**DATA SECTION:**
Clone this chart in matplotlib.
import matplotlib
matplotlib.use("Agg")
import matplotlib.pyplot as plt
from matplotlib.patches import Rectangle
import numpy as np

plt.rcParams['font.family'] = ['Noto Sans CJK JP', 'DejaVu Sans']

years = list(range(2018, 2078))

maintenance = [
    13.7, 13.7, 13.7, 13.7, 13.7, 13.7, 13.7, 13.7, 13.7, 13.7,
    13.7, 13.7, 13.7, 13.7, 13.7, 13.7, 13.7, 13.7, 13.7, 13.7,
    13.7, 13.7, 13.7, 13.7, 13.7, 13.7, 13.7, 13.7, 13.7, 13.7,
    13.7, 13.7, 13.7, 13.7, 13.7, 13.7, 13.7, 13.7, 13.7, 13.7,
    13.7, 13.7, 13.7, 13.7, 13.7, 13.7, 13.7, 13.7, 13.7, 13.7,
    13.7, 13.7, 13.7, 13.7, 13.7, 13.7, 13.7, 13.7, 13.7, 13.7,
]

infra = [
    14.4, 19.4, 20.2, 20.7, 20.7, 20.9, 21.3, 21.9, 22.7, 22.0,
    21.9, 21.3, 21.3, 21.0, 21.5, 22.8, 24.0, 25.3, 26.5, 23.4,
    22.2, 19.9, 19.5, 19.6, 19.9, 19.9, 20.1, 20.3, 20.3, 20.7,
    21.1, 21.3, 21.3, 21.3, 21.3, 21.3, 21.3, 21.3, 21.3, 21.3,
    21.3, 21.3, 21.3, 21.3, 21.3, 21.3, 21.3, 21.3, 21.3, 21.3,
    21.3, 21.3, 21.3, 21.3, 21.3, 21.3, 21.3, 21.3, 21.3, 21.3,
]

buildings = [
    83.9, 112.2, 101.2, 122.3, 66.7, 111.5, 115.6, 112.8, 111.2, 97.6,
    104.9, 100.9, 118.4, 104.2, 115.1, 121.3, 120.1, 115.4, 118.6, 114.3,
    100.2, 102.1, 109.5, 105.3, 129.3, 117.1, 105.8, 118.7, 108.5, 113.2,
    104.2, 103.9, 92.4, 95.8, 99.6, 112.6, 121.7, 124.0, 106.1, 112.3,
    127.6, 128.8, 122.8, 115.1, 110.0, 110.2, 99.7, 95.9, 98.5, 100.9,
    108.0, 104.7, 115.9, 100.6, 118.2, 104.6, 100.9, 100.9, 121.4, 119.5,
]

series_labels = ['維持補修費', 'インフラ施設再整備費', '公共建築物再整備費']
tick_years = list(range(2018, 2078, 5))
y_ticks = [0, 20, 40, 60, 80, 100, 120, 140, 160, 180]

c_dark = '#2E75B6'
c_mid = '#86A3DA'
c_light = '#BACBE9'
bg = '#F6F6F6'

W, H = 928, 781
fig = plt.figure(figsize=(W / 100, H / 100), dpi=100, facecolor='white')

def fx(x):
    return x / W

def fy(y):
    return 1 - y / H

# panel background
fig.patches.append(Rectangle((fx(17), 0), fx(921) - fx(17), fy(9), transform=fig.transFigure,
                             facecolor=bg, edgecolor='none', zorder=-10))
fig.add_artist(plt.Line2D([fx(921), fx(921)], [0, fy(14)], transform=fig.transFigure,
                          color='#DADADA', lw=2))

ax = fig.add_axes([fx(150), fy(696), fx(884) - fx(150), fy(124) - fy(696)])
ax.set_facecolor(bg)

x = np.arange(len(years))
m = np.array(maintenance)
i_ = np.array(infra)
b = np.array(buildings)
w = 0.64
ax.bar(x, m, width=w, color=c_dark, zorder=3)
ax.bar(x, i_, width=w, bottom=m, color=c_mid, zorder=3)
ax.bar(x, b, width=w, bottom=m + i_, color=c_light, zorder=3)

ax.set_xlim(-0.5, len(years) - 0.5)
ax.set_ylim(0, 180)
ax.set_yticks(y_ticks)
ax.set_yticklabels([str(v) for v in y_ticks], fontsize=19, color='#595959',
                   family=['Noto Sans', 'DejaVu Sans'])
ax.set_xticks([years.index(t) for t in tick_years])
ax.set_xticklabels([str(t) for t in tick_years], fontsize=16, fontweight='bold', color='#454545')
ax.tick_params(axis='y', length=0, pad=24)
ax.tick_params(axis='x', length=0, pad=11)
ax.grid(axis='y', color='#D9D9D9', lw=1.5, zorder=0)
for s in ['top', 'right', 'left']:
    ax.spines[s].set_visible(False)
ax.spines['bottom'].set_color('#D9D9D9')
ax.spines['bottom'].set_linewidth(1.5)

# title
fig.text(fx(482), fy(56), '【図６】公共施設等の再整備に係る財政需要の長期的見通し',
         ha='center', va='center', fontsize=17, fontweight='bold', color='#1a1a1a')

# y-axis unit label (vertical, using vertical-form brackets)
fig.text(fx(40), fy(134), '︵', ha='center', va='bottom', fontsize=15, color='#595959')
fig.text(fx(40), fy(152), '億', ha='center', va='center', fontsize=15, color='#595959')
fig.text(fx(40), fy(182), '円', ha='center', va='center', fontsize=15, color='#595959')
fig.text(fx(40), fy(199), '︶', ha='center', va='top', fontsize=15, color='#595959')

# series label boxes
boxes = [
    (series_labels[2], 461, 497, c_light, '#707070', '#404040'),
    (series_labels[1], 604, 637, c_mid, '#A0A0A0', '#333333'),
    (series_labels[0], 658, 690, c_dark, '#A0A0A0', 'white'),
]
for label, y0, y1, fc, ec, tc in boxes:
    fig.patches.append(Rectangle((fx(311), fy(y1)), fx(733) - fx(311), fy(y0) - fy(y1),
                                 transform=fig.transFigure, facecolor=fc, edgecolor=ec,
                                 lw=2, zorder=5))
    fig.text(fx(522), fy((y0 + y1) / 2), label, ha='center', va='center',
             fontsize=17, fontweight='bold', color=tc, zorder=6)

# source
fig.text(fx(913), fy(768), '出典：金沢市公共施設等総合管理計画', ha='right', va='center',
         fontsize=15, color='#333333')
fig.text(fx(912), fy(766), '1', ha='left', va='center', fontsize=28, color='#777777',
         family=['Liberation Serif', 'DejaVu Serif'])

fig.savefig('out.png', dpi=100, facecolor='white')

**WHAT IS REQUIRED:** Only the lines from the beginning of the material to the line containing "bg = '#F6F6F6'" should be echoed, verbatim and in full.

**RESPONSE BELOW:**
Clone this chart in matplotlib.
import matplotlib
matplotlib.use("Agg")
import matplotlib.pyplot as plt
from matplotlib.patches import Rectangle
import numpy as np

plt.rcParams['font.family'] = ['Noto Sans CJK JP', 'DejaVu Sans']

years = list(range(2018, 2078))

maintenance = [
    13.7, 13.7, 13.7, 13.7, 13.7, 13.7, 13.7, 13.7, 13.7, 13.7,
    13.7, 13.7, 13.7, 13.7, 13.7, 13.7, 13.7, 13.7, 13.7, 13.7,
    13.7, 13.7, 13.7, 13.7, 13.7, 13.7, 13.7, 13.7, 13.7, 13.7,
    13.7, 13.7, 13.7, 13.7, 13.7, 13.7, 13.7, 13.7, 13.7, 13.7,
    13.7, 13.7, 13.7, 13.7, 13.7, 13.7, 13.7, 13.7, 13.7, 13.7,
    13.7, 13.7, 13.7, 13.7, 13.7, 13.7, 13.7, 13.7, 13.7, 13.7,
]

infra = [
    14.4, 19.4, 20.2, 20.7, 20.7, 20.9, 21.3, 21.9, 22.7, 22.0,
    21.9, 21.3, 21.3, 21.0, 21.5, 22.8, 24.0, 25.3, 26.5, 23.4,
    22.2, 19.9, 19.5, 19.6, 19.9, 19.9, 20.1, 20.3, 20.3, 20.7,
    21.1, 21.3, 21.3, 21.3, 21.3, 21.3, 21.3, 21.3, 21.3, 21.3,
    21.3, 21.3, 21.3, 21.3, 21.3, 21.3, 21.3, 21.3, 21.3, 21.3,
    21.3, 21.3, 21.3, 21.3, 21.3, 21.3, 21.3, 21.3, 21.3, 21.3,
]

buildings = [
    83.9, 112.2, 101.2, 122.3, 66.7, 111.5, 115.6, 112.8, 111.2, 97.6,
    104.9, 100.9, 118.4, 104.2, 115.1, 121.3, 120.1, 115.4, 118.6, 114.3,
    100.2, 102.1, 109.5, 105.3, 129.3, 117.1, 105.8, 118.7, 108.5, 113.2,
    104.2, 103.9, 92.4, 95.8, 99.6, 112.6, 121.7, 124.0, 106.1, 112.3,
    127.6, 128.8, 122.8, 115.1, 110.0, 110.2, 99.7, 95.9, 98.5, 100.9,
    108.0, 104.7, 115.9, 100.6, 118.2, 104.6, 100.9, 100.9, 121.4, 119.5,
]

series_labels = ['維持補修費', 'インフラ施設再整備費', '公共建築物再整備費']
tick_years = list(range(2018, 2078, 5))
y_ticks = [0, 20, 40, 60, 80, 100, 120, 140, 160, 180]

c_dark = '#2E75B6'
c_mid = '#86A3DA'
c_light = '#BACBE9'
bg = '#F6F6F6'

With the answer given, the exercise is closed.